Der Terroranschlag in Wien am 2. November 2020 hat uns alle getroffen. Er hat auch Menschen heimgesucht, die in Österreich Schutz vor Krieg und Gewalt in ihren jeweiligen Herkunftsländern gefunden haben. Wir sprachen mit der Syrerin Samar Al Bradan, der Somalierin Suad Mohamed und dem Afghanen Shokat Ali Walizadeh darüber, wie sie die Schreckensnacht in Wien erlebt haben und was sie für die Zukunft befürchten. Zudem führten wir mit Barbara Preitler von Hemayat ein Gespräch über Strategien zur Bewältigung post-traumatischer Situationen.
„Wien ist meine Stadt“
Samar Al Bradan flüchtete vor fünf Jahren nach Österreich und studiert heute Rechtswissenschaften in Wien. Sie wird das VIDC bei der Umsetzung einer kürzlich erschienen Studie zu Frauen, Friedenund Sicherheit im Fluchtkontext unterstützen.
Wie hast du den 2. November, den Abend des Terroranschlags in Wien, erlebt?
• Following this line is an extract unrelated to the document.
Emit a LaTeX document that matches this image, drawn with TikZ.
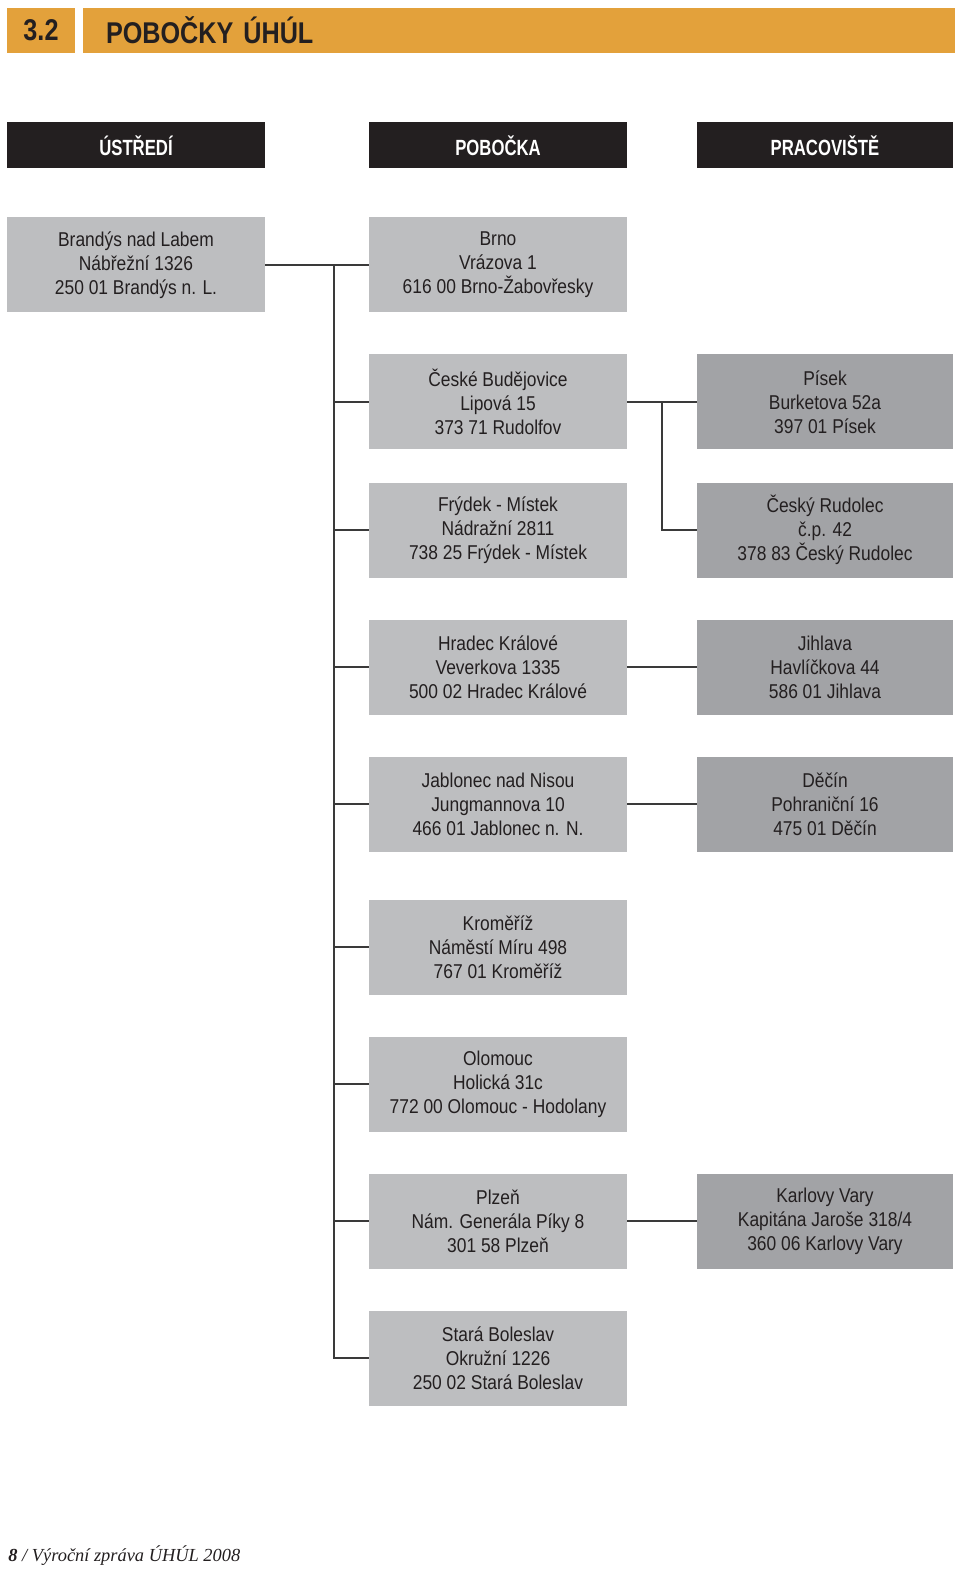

Al Bradan: Es war der letzte Tag vor dem Lockdown. Da haben wir gesagt, dass wir ins Kino gehen. Der 2. November ist ein besonders Datum für mich. Ich musste Syrien vor genau fünf Jahren verlassen und war danach noch nicht gleich in Sicherheit. Bis ich dann in Österreich angekommen bin, hat es zehn Tage gedauert. Im Kino habe ich Nachrichten von meinem Bruder erhalten: „Bleib wo du bist! Gehe nicht raus!“.
Du hast dann eine Stunde im Kino ausgeharrt?
Al Bradan: Ja, diese Stunde hat mich fertig gemacht. Das Warten, nicht zu wissen was los ist. Ich habe mir gedacht: Das sind genau die gleichen Erlebnisse, die wir in Syrien jeden Tag gehabt haben. Auf einmal hat sich alles in meinem Kopf wiederholt. Meine erste Frage war: Ist der Täter ein Syrer? Ich habe mich nicht gefragt: Wie viele sind gestorben? Sondern: Hat das was mit Syrien zu tun? Wie wird sich das auswirken? Das hat mich später sehr irritiert.